Autres lectures : « 1657-1693 - Le mobilier et le vêtement dans la classe rurale au 17e siècle » ¤ « Hervé Lizien, père (1731-1787) et fils (1762-1794), agriculteurs et greffiers » ¤ « Inventaires Archives du Finistère » ¤ 

Présentation

La Révolte des Bonnets rouges fut une révolte antifiscale d’avril à fin 1675 dans l’Ouest de la France, sous le règne de Louis XIV, lequel avait déclaré la guerre aux Provinces-Unies en 1672. La contestation avait été déclenchée par une hausse des taxes, dont celle sur le papier timbré qui était apposé sur les actes authentiques, laquelle hausse devait financer la guerre.

En Basse-Bretagne il y eut plusieurs foyers principaux de rébellion : à Briec-Edern où la répression par le duc du Chaumes fut ensuite terrible, à Carhaix sous le commandement du notaire Sébastien Le Balp qui sera tué d'un coup d'épée, et dans le pays bigouden où il y avait aussi des « bonnets bleus » parmi les révoltés.

C'est surtout lorsque la rumeur courut que la gabelle [1] allait être rétablie en Bretagne que les paysans se sentirent menacés et renforcèrent les troupes des contestataires.

Les « bonnets rouges » étaient ainsi nommés dans les documents d'époque. Et notamment dans les compte-rendus d'interrogatoire qui accompagnant les opérations de répression, procès et condamnation à mort des meneurs. Ainsi dans les dépositions suite au pillage du manoir de Quinquis-Salliou (transcrites par Jean Lemoine dans les Annales de Bretagne de 1898-99), on note les expressions : « les Bonnets rouges les fussent venu mettre à feu et à sang ... », « crainte de leur furie, les menassant des Bonnets rouges ... » (cf ci-dessous la transcription complète en "documents de référence").
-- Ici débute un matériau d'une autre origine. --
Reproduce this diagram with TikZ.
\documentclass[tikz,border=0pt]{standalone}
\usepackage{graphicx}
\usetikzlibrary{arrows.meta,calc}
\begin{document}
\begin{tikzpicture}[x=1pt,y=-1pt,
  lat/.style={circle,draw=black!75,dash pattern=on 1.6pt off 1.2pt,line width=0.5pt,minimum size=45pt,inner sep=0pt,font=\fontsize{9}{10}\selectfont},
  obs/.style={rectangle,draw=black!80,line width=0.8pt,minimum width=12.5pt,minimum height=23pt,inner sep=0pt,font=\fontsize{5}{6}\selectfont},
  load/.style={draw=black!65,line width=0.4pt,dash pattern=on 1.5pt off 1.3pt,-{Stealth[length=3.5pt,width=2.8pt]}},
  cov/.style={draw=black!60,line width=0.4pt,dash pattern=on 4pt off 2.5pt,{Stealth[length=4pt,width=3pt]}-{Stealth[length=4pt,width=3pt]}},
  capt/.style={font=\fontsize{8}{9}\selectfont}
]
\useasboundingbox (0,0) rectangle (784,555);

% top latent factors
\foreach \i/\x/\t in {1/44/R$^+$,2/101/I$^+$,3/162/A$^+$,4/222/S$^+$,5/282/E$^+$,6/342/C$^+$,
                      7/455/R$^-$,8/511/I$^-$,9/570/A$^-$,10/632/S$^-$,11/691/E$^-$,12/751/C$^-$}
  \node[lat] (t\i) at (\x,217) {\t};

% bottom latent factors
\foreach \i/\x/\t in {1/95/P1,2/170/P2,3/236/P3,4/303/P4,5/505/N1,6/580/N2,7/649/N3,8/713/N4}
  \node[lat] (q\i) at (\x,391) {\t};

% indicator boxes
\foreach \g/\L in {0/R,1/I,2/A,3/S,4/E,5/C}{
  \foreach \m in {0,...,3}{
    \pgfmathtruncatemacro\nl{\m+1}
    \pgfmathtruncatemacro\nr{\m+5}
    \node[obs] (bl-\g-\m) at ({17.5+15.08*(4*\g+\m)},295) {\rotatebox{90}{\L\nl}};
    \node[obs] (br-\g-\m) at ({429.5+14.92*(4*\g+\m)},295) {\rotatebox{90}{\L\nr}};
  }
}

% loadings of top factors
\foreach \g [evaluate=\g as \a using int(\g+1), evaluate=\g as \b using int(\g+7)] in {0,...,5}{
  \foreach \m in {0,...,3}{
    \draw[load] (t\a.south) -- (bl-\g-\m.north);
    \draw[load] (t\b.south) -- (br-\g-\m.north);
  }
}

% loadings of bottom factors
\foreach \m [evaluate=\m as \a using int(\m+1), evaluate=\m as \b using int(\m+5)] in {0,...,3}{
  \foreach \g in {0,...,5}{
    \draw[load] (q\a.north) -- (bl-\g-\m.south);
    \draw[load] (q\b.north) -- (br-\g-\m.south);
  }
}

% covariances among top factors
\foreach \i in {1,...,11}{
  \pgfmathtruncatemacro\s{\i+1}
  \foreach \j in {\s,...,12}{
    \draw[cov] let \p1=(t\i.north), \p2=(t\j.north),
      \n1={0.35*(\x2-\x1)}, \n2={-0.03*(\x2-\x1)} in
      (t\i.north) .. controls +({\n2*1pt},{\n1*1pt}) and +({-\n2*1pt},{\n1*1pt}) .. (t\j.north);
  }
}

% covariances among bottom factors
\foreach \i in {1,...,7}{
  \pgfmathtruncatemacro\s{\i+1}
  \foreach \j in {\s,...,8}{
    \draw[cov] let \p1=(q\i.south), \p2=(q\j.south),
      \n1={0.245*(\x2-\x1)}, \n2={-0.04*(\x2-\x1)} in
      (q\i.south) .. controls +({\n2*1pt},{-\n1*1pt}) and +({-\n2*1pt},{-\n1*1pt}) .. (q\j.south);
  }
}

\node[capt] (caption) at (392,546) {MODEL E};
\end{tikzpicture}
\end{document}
En pays bigouden, lorsque les révoltés se réunissent à la chapelle de Tréminou en Plomeur pour y rédiger leur code paysan dit « Règlement des 14 paroisses », ils décrivent ainsi la couleur rouge de l'uniforme de leurs futurs députés : «  lesquels seront défrayés aux dépens de leurs communautés, qui leur fourniront à chacun un bonnet et camisole [2] rouge ... ».
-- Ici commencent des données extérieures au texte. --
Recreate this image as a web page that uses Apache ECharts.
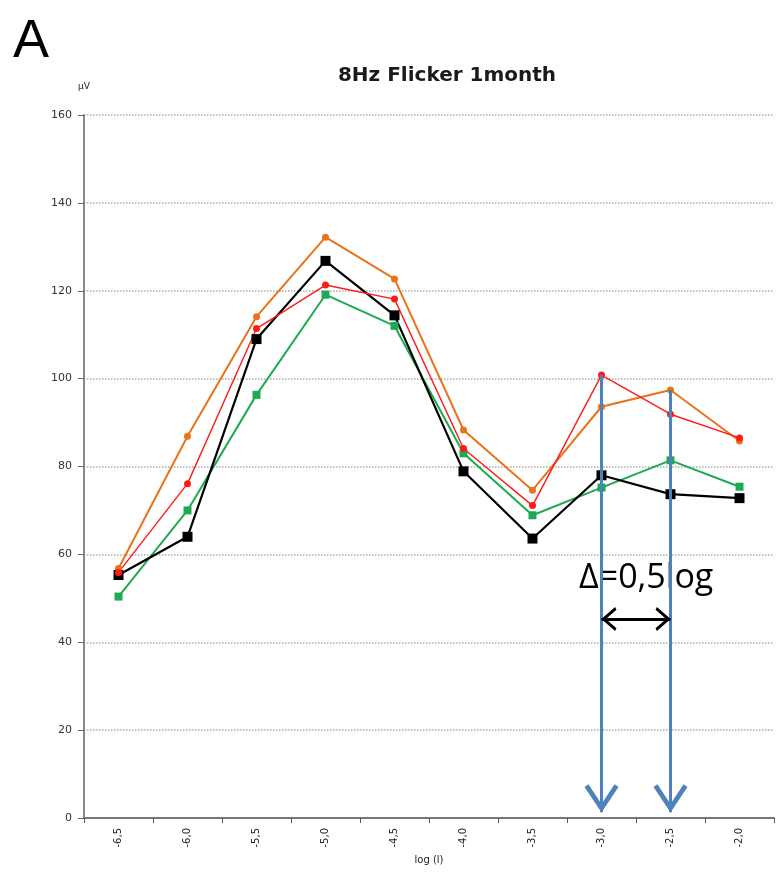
<!DOCTYPE html>
<html>
<head>
<meta charset="utf-8">
<script src="https://cdn.jsdelivr.net/npm/echarts@6/dist/echarts.min.js"></script>
<style>
  html, body { margin: 0; padding: 0; background: #fff; }
  #chart { width: 778px; height: 872px; }
</style>
</head>
<body>
<div id="chart"></div>
<script>
// x categories: log (l)
const logLabels = ["-6,5", "-6,0", "-5,5", "-5,0", "-4,5", "-4,0", "-3,5", "-3,0", "-2,5", "-2,0"];
const yTicks = [0, 20, 40, 60, 80, 100, 120, 140, 160];

// amplitudes in µV
const orangeVals = [56.8, 86.9, 114.1, 132.2, 122.7, 88.3, 74.6, 93.6, 97.4, 85.8];
const redVals    = [55.9, 76.1, 111.4, 121.3, 118.1, 84.1, 71.1, 100.8, 91.9, 86.5];
const blackVals  = [55.3, 64.0, 109.0, 126.8, 114.4, 78.9, 63.6, 78.0, 73.7, 72.8];
const greenVals  = [50.4, 70.0, 96.3, 119.1, 112.0, 83.0, 68.9, 75.2, 81.4, 75.4];

// annotation: blue arrows from the two peaks, and the 0.5 log span
const arrowFrom = [["-3,0", 100.8], ["-2,5", 97.4]];
const arrowTipValue = 1.3;
const spanValue = 45.3;

// open chevron pointing up; the tiny triangle above the tip puts the tip at the symbol centre
const chevron = "path://M15,-26 L15.05,-26 L15,-25.95 Z M15,0 L30,24 L26.5,26.5 L15,8 L3.5,26.5 L0,24 Z";

const chart = echarts.init(document.getElementById("chart"));

function lineSeries(name, data, color, width, symbol, size) {
  return {
    name: name,
    type: "line",
    data: data,
    symbol: symbol,
    symbolSize: size,
    showAllSymbol: true,
    lineStyle: { color: color, width: width },
    itemStyle: { color: color, borderWidth: 0 },
    emphasis: { disabled: true },
    animation: false
  };
}

chart.setOption({
  animation: false,
  grid: { left: 84, right: 4, top: 115, bottom: 54 },
  graphic: [
    {
      type: "text",
      left: 13,
      top: 15,
      style: { text: "A", font: "54px 'Liberation Sans', Arial", fill: "#000" }
    },
    {
      type: "text",
      x: 447,
      y: 76,
      style: {
        text: "8Hz Flicker 1month",
        font: "bold 20px 'DejaVu Sans'",
        fill: "#1a1a1a",
        textAlign: "center",
        textVerticalAlign: "middle"
      }
    },
    {
      type: "text",
      x: 579,
      y: 578,
      style: {
        text: "Δ=0,5log",
        font: "34px 'Open Sans'",
        fill: "#000",
        textAlign: "left",
        textVerticalAlign: "middle"
      }
    }
  ],
  xAxis: {
    type: "category",
    data: logLabels,
    boundaryGap: true,
    name: "log (l)",
    nameLocation: "middle",
    nameGap: 36,
    nameTextStyle: { fontFamily: "DejaVu Sans", fontSize: 10, color: "#222" },
    axisLine: { lineStyle: { color: "#777", width: 2 } },
    axisTick: { show: true, length: 5, lineStyle: { color: "#555" } },
    axisLabel: {
      rotate: 90,
      fontFamily: "DejaVu Sans",
      fontSize: 10,
      color: "#222",
      margin: 10
    },
    splitLine: { show: false }
  },
  yAxis: {
    type: "value",
    min: yTicks[0],
    max: yTicks[yTicks.length - 1],
    interval: 20,
    name: "µV",
    nameLocation: "end",
    nameGap: 24,
    nameTextStyle: { fontFamily: "DejaVu Sans", fontSize: 9, color: "#222", align: "center" },
    axisLine: { show: true, lineStyle: { color: "#888", width: 2 } },
    axisTick: { show: true, length: 6, lineStyle: { color: "#666" } },
    axisLabel: {
      fontFamily: "DejaVu Sans",
      fontSize: 11,
      color: "#333",
      margin: 12
    },
    splitLine: { show: true, lineStyle: { color: "#aaa", type: "dotted", width: 1.5 } }
  },
  series: [
    lineSeries("orange", orangeVals, "#e8731a", 2, "circle", 7),
    lineSeries("green", greenVals, "#1daa50", 2, "rect", 8),
    lineSeries("black", blackVals, "#000000", 2.2, "rect", 10),
    lineSeries("red", redVals, "#ff1a1a", 1.4, "circle", 7),
    {
      name: "annotations",
      type: "line",
      data: [],
      silent: true,
      z: 5,
      markLine: {
        silent: true,
        animation: false,
        label: { show: false },
        emphasis: { disabled: true },
        data: [
          [
            { coord: arrowFrom[0], symbol: "none", lineStyle: { color: "#4f81bd", width: 3, type: "solid" } },
            { coord: [arrowFrom[0][0], arrowTipValue], symbol: chevron, symbolSize: [34, 56] }
          ],
          [
            { coord: arrowFrom[1], symbol: "none", lineStyle: { color: "#4f81bd", width: 3, type: "solid" } },
            { coord: [arrowFrom[1][0], arrowTipValue], symbol: chevron, symbolSize: [34, 56] }
          ],
          [
            { coord: ["-3,0", spanValue], symbol: chevron, symbolSize: [24, 30], lineStyle: { color: "#000", width: 3, type: "solid" } },
            { coord: ["-2,5", spanValue], symbol: chevron, symbolSize: [24, 30] }
          ]
        ]
      }
    }
  ]
});
</script>
</body>
</html>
Participation au saccage du manoir de la Boixière à Edern

Certes les participants gabéricois à la Récolve du Papier timbré ne sont pas cités individuellement dans les documents d'archives, mais Ergué-Gabéric est réputée être l'une des 22 paroisses qui ont fait sonner le tocsin lors des émeutes. C'est en tout cas ce qu'affirme Laurent Le Quéau, un des meneurs, domicilié à Quéménéven, dans ses aveux avant condamnation (transcription intégrale par Jean Lemoine dans les « Annales de Bretagne » de 1887-88 page 193 et suivantes). Le document est conservé aux Archives Départementales du Finistère (Série B, Cour royale de Carhaix).

« Testament de Laurent Le Quéau, exécuté de mort à Quimper ».

A répondu qu'ayant appris que le sieur de la Garaine Jouan estoit porteur de la gabelle [1], lequel ils coioient estre au manoir de la Boixière chez Monsieur de Keranstret, ils résolurent tous ensemble de s'y en aller à dessin de les exterminer, où estant arrivez au nombre de quatre à cinq centz personnes ...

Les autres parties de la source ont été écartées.